Close readers of NRO and this column may have noticed that I had promised to announce some big news on Monday. But when Monday came around, there was no big news. Here is what happened:
In London last week I asked the fair (long-time NRO contributor) Jessica Gavora to marry me.
Here’s the wild part. She said, “Yes,” (although, technically she sort of just nodded and took the ring. Hmm, I better get confirmation).
I could not have been — or be — happier.
When we got back, I went around bragging about it like a six-year-old who’s just learned his father is Santa Claus. Of course, I reasoned, I must share this news with the hoards of hyper-intelligent G-file readers. They have so little joy, cooped up as they are in their veal-pen cubicles. And besides, damn it, I’m very proud. So, on Monday, I was about halfway through an engagement-announcement column, when Jessica called. She had just read the Friday column and saw that I had promised to announce “Big News.”
“You don’t mean our ‘big news’ do you?”
“Well, yeah. I do.”
“Jonah, this isn’t about the latest development with your belly. This is about our life.”
The conversation continued on like this for a while. And, while I didn’t actually say “Yes dear” it might as well have ended that way.
Soon I called in my lawyers. I pointed out that this relationship has been certified and while the official result is not assured, we should move on as quickly as possible with the transition and that means certain rights and privileges adhere to me. Her lawyers responded that certification is essentially a ministerial finding and that …

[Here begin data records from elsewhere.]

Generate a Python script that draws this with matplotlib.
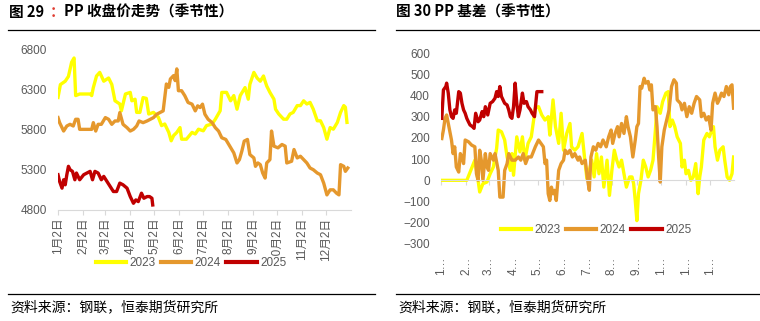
import matplotlib
matplotlib.use('Agg')
from matplotlib import pyplot as plt
from matplotlib.lines import Line2D
from matplotlib.transforms import blended_transform_factory

plt.rcParams['font.family'] = ['Liberation Sans', 'Noto Sans CJK SC']

# x = days after Jan 2
month_days = [0, 31, 59, 90, 120, 151, 181, 212, 243, 273, 304, 334]
left_xlabels = ['1月2日', '2月2日', '3月2日', '4月2日', '5月2日', '6月2日',
                '7月2日', '8月2日', '9月2日', '10月2日', '11月2日', '12月2日']
right_xlabels = ['1…', '2…', '3…', '4…', '5…', '6…', '7…', '8…', '9…', '1…', '1…', '1…']
years = ['2023', '2024', '2025']
colors = ['#FFFF00', '#E5982D', '#C00000']

# PP close price
d23_l = [0, 3, 9, 13, 17, 20, 22, 27, 40, 42, 44, 48, 52, 57, 63, 67, 71, 77, 79, 84,
         90, 92, 96, 98, 102, 106, 110, 113, 119, 125, 129, 133, 138, 141, 144, 148, 152, 154, 160, 167,
         171, 175, 181, 185, 192, 196, 202, 204, 210, 215, 219, 223, 227, 233, 237, 239, 244, 248, 252, 256,
         258, 260, 264, 269, 271, 275, 281, 285, 289, 293, 298, 302, 306, 310, 314, 318, 323, 327, 331, 335,
         339, 343, 348, 352, 356, 358, 360]
v23_l = [6207, 6368, 6410, 6470, 6648, 6700, 6230, 6250, 6250, 6230, 6330, 6475, 6520, 6410, 6450, 6370, 6165, 6125, 6040, 6250,
         6270, 6165, 6185, 6020, 6020, 6205, 6195, 6000, 6020, 5960, 5855, 5875, 5770, 5665, 5730, 5770, 5830, 5685, 5685, 5770,
         5750, 5810, 5790, 5855, 5875, 5935, 6040, 6270, 6270, 6165, 6230, 6060, 6230, 6330, 6185, 6370, 6520, 6450, 6410, 6475,
         6410, 6350, 6270, 6185, 6060, 6000, 5935, 5935, 6000, 6020, 6105, 6105, 6165, 6125, 6145, 6060, 5915, 5915, 5830, 5685,
         5830, 5810, 5895, 6020, 6105, 6085, 5895]
d24_l = [0, 2, 7, 11, 15, 19, 22, 25, 27, 36, 42, 44, 47, 50, 54, 59, 63, 67, 71, 75,
         77, 81, 86, 90, 94, 98, 101, 106, 111, 115, 119, 123, 127, 131, 135, 138, 140, 144, 146, 148,
         150, 154, 158, 162, 167, 171, 174, 177, 180, 183, 187, 192, 196, 200, 204, 209, 214, 219, 223, 226,
         229, 232, 236, 239, 244, 246, 249, 252, 255, 258, 260, 264, 266, 269, 274, 279, 283, 285, 291, 294,
         298, 302, 306, 310, 314, 318, 323, 327, 331, 335, 339, 343, 347, 350, 352, 356, 358, 361]
v24_l = [5955, 5892, 5787, 5850, 5871, 5850, 5934, 5934, 5808, 5808, 5808, 5892, 5787, 5871, 5871, 5955, 5934, 5871, 5913, 5913,
         6018, 5871, 5829, 5787, 5808, 5850, 5913, 5892, 5913, 5934, 5955, 5997, 6018, 6039, 6375, 6333, 6438, 6480, 6417, 6564,
         6291, 6291, 6228, 6144, 6123, 6039, 6102, 6081, 6123, 5997, 5934, 5892, 5829, 5787, 5703, 5682, 5598, 5514, 5388, 5430,
         5535, 5661, 5682, 5493, 5451, 5346, 5388, 5367, 5262, 5199, 5388, 5430, 5787, 5598, 5577, 5619, 5598, 5388, 5409, 5556,
         5451, 5472, 5430, 5388, 5325, 5304, 5262, 5241, 5136, 4989, 5052, 5052, 5010, 4989, 5367, 5346, 5283, 5325]
d25_l = [0, 2, 5, 7, 9, 11, 13, 15, 18, 21, 23, 27, 32, 36, 40, 43, 46, 50, 54, 57,
         61, 65, 69, 73, 77, 81, 86, 90, 94, 97, 100, 104, 107, 111, 114, 117, 118]
v25_l = [5241, 5157, 5073, 5178, 5115, 5241, 5346, 5304, 5283, 5178, 5262, 5178, 5241, 5262, 5283, 5178, 5283, 5262, 5178, 5220,
         5157, 5094, 5031, 5031, 5136, 5115, 5073, 4968, 4884, 4926, 4905, 5010, 4947, 4968, 4968, 4947, 4863]

# PP basis
d23_r = [1, 32, 42, 46, 48, 52, 57, 61, 65, 67, 69, 71, 75, 79, 82, 86, 88, 90, 94, 98,
         101, 104, 108, 112, 117, 121, 125, 129, 133, 135, 139, 142, 146, 149, 152, 156, 160, 162, 166, 170,
         175, 178, 181, 184, 187, 190, 193, 196, 199, 202, 206, 209, 212, 215, 218, 221, 224, 227, 230, 234,
         237, 239, 241, 243, 245, 248, 251, 254, 257, 260, 263, 266, 268, 272, 275, 279, 282, 284, 287, 290,
         293, 297, 299, 302, 304, 307, 310, 313, 316, 319, 321, 323, 326, 330, 333, 336, 338, 340, 343, 346,
         350, 352, 355, 358, 361, 363]
v23_r = [0, 0, 95, 0, -55, -16, -8, 31, 63, 110, 150, 237, 229, 190, 110, 47, 126, 24, 205, 134,
         205, 95, 174, 205, 340, 347, 308, 284, 300, 213, 379, 253, 174, 316, 142, 221, 268, 158, 142, 158,
         221, 110, 8, 47, 95, 16, 126, 31, 110, -32, 95, -71, 47, 142, 95, 63, 95, 31, -32, 16,
         16, -16, -95, -190, -63, 0, 95, 63, 16, 47, 95, 237, 347, 316, 371, 411, 418, 253, 284, 253,
         205, 174, 63, 95, 31, 47, 0, 16, 79, -63, 16, 63, 190, 221, 205, 237, 253, 158, 95, 142,
         158, 95, 16, 0, 31, 110]
d24_r = [1, 3, 5, 7, 9, 11, 13, 15, 17, 19, 22, 24, 26, 28, 30, 34, 38, 42, 44, 46,
         48, 50, 52, 55, 57, 59, 61, 65, 67, 71, 73, 77, 79, 82, 84, 88, 92, 96, 99, 102,
         105, 108, 112, 117, 121, 124, 127, 129, 131, 133, 135, 137, 139, 141, 143, 146, 149, 152, 154, 157,
         160, 163, 166, 170, 172, 175, 179, 182, 184, 186, 189, 192, 195, 198, 201, 205, 208, 211, 213, 216,
         219, 221, 224, 227, 230, 232, 235, 238, 241, 243, 245, 247, 249, 252, 254, 257, 259, 261, 263, 266,
         268, 270, 272, 274, 277, 280, 283, 286, 289, 292, 293, 297, 299, 302, 305, 308, 311, 314, 317, 321,
         323, 326, 329, 332, 335, 337, 340, 343, 345, 348, 351, 354, 357, 359, 361, 363]
v24_r = [197, 237, 292, 308, 268, 229, 190, 126, 158, 63, 39, 126, 110, 79, 190, 182, 166, 158, 31, 0,
         142, 95, 0, 126, 63, 47, 126, 95, 126, 47, -79, -79, 47, 79, 126, 95, 95, 110, 95, 126,
         79, 110, 110, 158, 190, 174, 158, 79, 95, -63, -95, -32, -63, -47, -95, 47, 79, 95, 142, 126,
         142, 110, 126, 95, 110, 79, 95, 0, -47, 110, 158, 142, 174, 158, 190, 158, 205, 237, 174, 221,
         253, 205, 268, 221, 300, 253, 205, 110, 190, 253, 268, 442, 434, 481, 458, 466, 426, 450, 332, 347,
         253, 110, -8, 158, 237, 284, 332, 442, 474, 458, 379, 363, 332, 363, 300, 347, 316, 363, 395, 379,
         300, 316, 284, 300, 237, 363, 411, 363, 379, 411, 395, 442, 403, 442, 450, 340]
d25_r = [1, 3, 6, 7, 9, 11, 13, 15, 17, 19, 22, 24, 26, 28, 30, 32, 34, 36, 39, 41,
         43, 46, 48, 51, 53, 55, 58, 61, 64, 67, 69, 71, 73, 75, 77, 79, 82, 84, 86, 88,
         90, 92, 94, 96, 98, 101, 103, 106, 108, 111, 113, 116, 119, 122, 125]
v25_r = [292, 426, 442, 458, 411, 332, 300, 292, 332, 316, 418, 411, 363, 332, 316, 292, 276, 261, 253, 245,
         316, 276, 284, 324, 300, 347, 308, 363, 371, 387, 418, 395, 442, 395, 379, 363, 355, 332, 300, 292,
         347, 458, 363, 300, 332, 411, 363, 371, 347, 332, 316, 300, 418, 418, 418]

W, H = 760, 321
fig = plt.figure(figsize=(7.6, 3.21), dpi=100)
tick_color = '#595959'
axis_color = '#d9d9d9'

# ---- left: close price
ax1 = fig.add_axes([58/W, 1-210/H, 293/W, 160/H])
for d, v, c, y in zip([d23_l, d24_l, d25_l], [v23_l, v24_l, v25_l], colors, years):
    ax1.plot(d, v, color=c, lw=2.4, label=y, solid_joinstyle='round')
ax1.set_xlim(0, 365)
ax1.set_ylim(4800, 6800)
ax1.set_yticks([4800, 5300, 5800, 6300, 6800])
ax1.set_xticks(month_days)
ax1.set_xticklabels(left_xlabels, rotation=90)
for s in ['top', 'right', 'left']:
    ax1.spines[s].set_visible(False)
ax1.spines['bottom'].set_color(axis_color)
ax1.tick_params(axis='x', colors=axis_color, labelcolor=tick_color, labelsize=8.5, length=3.5, pad=2)
ax1.tick_params(axis='y', length=0, labelcolor=tick_color, labelsize=8.5, pad=8)
# legend box covers the end of the "10月2日" label, as in the source chart
leg1 = ax1.legend(loc='center', bbox_to_anchor=(191/W, 1-263/H), bbox_transform=fig.transFigure,
                  ncol=3, fontsize=8.5, frameon=True, framealpha=1, edgecolor='none',
                  handlelength=2.6, handletextpad=0.3, columnspacing=0.4, borderpad=0.1)
for t in leg1.get_texts():
    t.set_color(tick_color)
for l in leg1.get_lines():
    l.set_linewidth(3)

# ---- right: basis
ax2 = fig.add_axes([441/W, 1-244/H, 293/W, 191/H])
for d, v, c, y in zip([d23_r, d24_r, d25_r], [v23_r, v24_r, v25_r], colors, years):
    ax2.plot(d, v, color=c, lw=2.4, label=y, solid_joinstyle='round')
ax2.set_xlim(0, 363.5)
ax2.set_ylim(-300, 600)
ax2.set_yticks(range(-300, 601, 100))
ax2.set_xticks(month_days)
ax2.tick_params(axis='x', colors=axis_color, labelbottom=False, length=3.5)
ax2.tick_params(axis='y', length=0, labelcolor=tick_color, labelsize=8.5, pad=8)
for s in ['top', 'right', 'left']:
    ax2.spines[s].set_visible(False)
ax2.spines['bottom'].set_position(('data', 0))
ax2.spines['bottom'].set_color(axis_color)
trans = blended_transform_factory(ax2.transData, fig.transFigure)
for d, lab in zip(month_days, right_xlabels):
    ax2.text(d, 1-257/H, lab, transform=trans, rotation=90, ha='center', va='top',
             fontsize=8.5, color=tick_color)
leg2 = ax2.legend(loc='center', bbox_to_anchor=(596/W, 1-230/H), bbox_transform=fig.transFigure,
                  ncol=3, fontsize=8.5, frameon=False,
                  handlelength=2.6, handletextpad=0.3, columnspacing=0.4, borderpad=0.1)
for t in leg2.get_texts():
    t.set_color(tick_color)
for l in leg2.get_lines():
    l.set_linewidth(3)

# ---- titles, rules, source
title_font = dict(fontsize=10.5, weight='bold', family=['Noto Sans CJK SC', 'DejaVu Sans'])
t1 = fig.text(9/W, 1-12/H, '图 29', va='center', ha='left', **title_font)
c1 = ax1.annotate('：', xy=(1, 0), xycoords=t1, xytext=(4, 0), textcoords='offset points',
                  va='bottom', ha='left', color='#E03C31', annotation_clip=False, **title_font)
ax1.annotate('PP 收盘价走势（季节性）', xy=(1, 0), xycoords=c1, va='bottom', ha='left',
             annotation_clip=False, **title_font)
fig.text(396/W, 1-12/H, '图 30 PP 基差（季节性）', va='center', ha='left', **title_font)

for x0, x1 in [(8, 375), (396, 760)]:
    fig.add_artist(Line2D([x0/W, x1/W], [1-30/H, 1-30/H], color='black', lw=0.9))
    fig.add_artist(Line2D([x0/W, x1/W], [1-294/H, 1-294/H], color='black', lw=0.9))
    fig.text((x0+2)/W, 1-307/H, '资料来源：钢联，恒泰期货研究所', va='center', ha='left',
             fontsize=10, family=['Noto Sans CJK SC', 'DejaVu Sans'])

fig.savefig('out.png', dpi=100)
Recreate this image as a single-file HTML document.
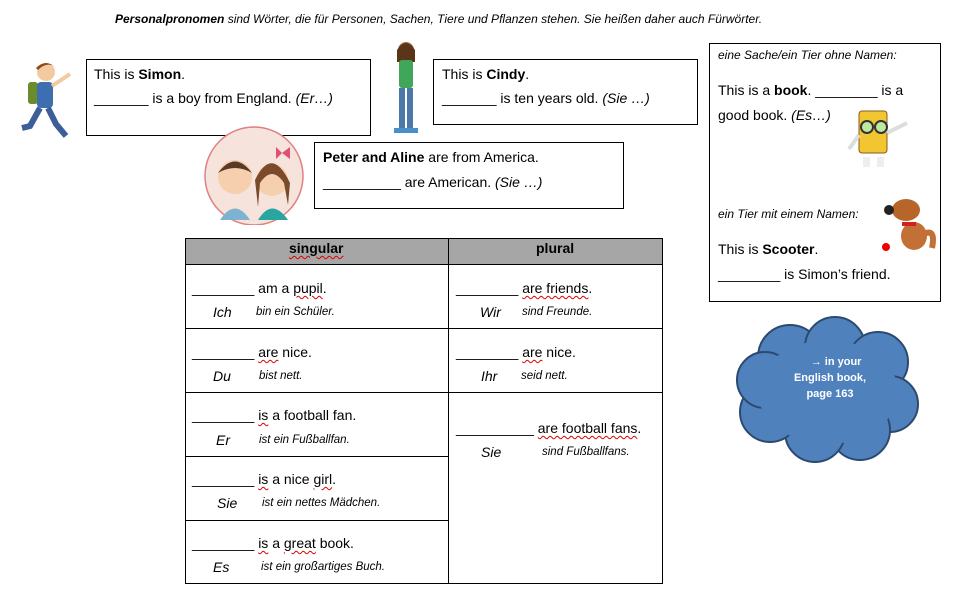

Okay, I give up. This joke can only make her look bad and that is the last thing I want to do. The truth is that Jessica soon changed her mind and she is fine with me boasting to the world that she was deluded enough to say yes to a bozo like me (If you’d like to tell her to reconsider her e-mail is [email protected]). Of course, I shouldn’t push my luck — we all know what happened to Howard Stern — but for the time being I’ve got a green light to tell you about it. One of these days I will recount the romantic tale of my actual proposal. There are actually plenty of things to discuss, like what this will mean for my couch since Jessica and I are moving to a new apartment on Friday. Fear not, he’s coming with us (“You are correct sir!”).
But for now, let me just confess that it is difficult for me to pay too much attention to the buffoonery in Florida as I am profoundly distracted by my relief and awe in her decision.
But since I owe you people some real content (you could always check out my syndicated column) let me share one anecdote that keeps coming to mind as Jessica and I plan our lives together.
When America and the world watched on television as the U.S. Senate debated whether Clarence Thomas had spotted a pubic hair on a Coke can, Judge Robert Bork commented to his friend (and my idol) Irving Kristol that they were surely witnessing the end of Western Civilization. Kristol dryly responded “Of course it’s coming to an end. But don’t worry about it. It’ll take a long time and in the meantime, it’s possible to live well.”
All I know is that even if that human toothache we call Al Gore manages to cheat his way into the Oval Office or if he forces the NASDAQ to continue caving like a Frenchman in the face of mild German aggression, I will still be able to live well. Because I will be with her.